Hawaii, MWC join forces for the better


    According to sources such as ESPN and the Honolulu Star-Advertiser, the University of Hawaii is in the finalizing stages of having its football team join the Mountain West Conference for the 2012 season. Oh my poor, conflicted soul.

    Being born and raised in Hawaii, I’ve been a Warriors fan for the past 18 years. I have fond memories of covering them on the sidelines as a intern for KHON2 News in Honolulu, and I vividly remember the 2007 campaign, led by Colt Brennan, that sent Hawaii to its first BCS game. I rejoice at the move that will showcase and exemplify UH’s talent.

    Then I remember that I am also a diehard Horned Frog. I also remember that TCU plays in the Mountain West. I then realize that I’ll no longer have a conference difference to allow me to cheer for both teams.

    Regardless of my conflicted fan followings, the change of conferences makes perfect sense for both the Mountain West and the University of Hawaii. For the conference, it gains a team that always has had a solid offense. Ever since the days of June Jones, putting up video game-like numbers in points scored and offensive production is a recurring theme for the Warriors. This season, UH ranks first in passing yardage and ranks in the top 20 in points scored. Warriors quarterback Bryant Moniz just came off a game where he threw for a school record 560 yards against San Jose State. Such an offense would be a wonderful addition to the Mountain West.

    The MWC also gets a consistent, winning team. Including the 2010 Sheraton Hawaii bowl, to which Hawaii has accepted an invitation, Hawaii has been to a bowl game six out of the past eight years, including one BCS appearance. Consistency like that is something the Mountain West Conference will love. Teams in the conference will love Hawaii too 8212; they would get a trip to Hawaii every other year for a game.

    The University of Hawaii also collects many benefits with the move. By leaving the already decimated Western Athletic Conference, Hawaii would retain classic rivalries against Boise State, Nevada and Fresno State. Along with other teams like Air Force and San Diego State in the mix, Hawaii would get plenty of excellent football, week in and week out.

    The move also helps Hawaii with recruiting. As the WAC is now filled with teams located in central parts of the United States, such as Louisiana Tech and Texas State, Hawaii would have seen its West Coast recruiting wells dry up. By moving to the MWC, Hawaii will get to play more games that reach their target markets, such as California with Fresno State, Nevada with UNLV and the Pacific Northwest with Boise State. Being able to play in such markets will continue to provide better players for future Hawaii teams.

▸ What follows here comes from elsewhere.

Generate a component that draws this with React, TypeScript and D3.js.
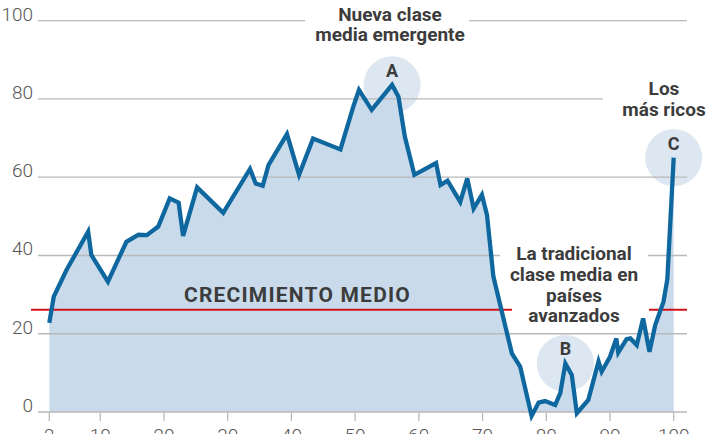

    With a move to the MWC, Hawaii also limits the traveling it has to do every year. Having to endure a six-hour flight over 3,000 miles of ocean is pretty taxing on any team, both physically and financially.

    One of the supposed clauses for the move, as reported by ESPN, is that Hawaii would gain an additional home game, which would let them play only five games on the mainland and seven games in Aloha Stadium. It’s an offer that Hawaii would relish. More home games would mean less traveling and more revenue for the university. It makes the Mountain West look even more attractive for the Warriors.

    The move makes so much sense for both sides. The Mountain West collects a great team that would provide solid competition, and Hawaii gets better incentives than the WAC could offer. Old rivalries would stay for Hawaii, and the Mountain West would get another boost to make a BCS case. It’s a match quite literally “made in paradise.” 2012 will be a great year for the Mountain West. I hope that by then, I will be able to get my conflicted soul to shut up.

    J.D. Moore is a freshman journalism major from Honolulu, Hawaii.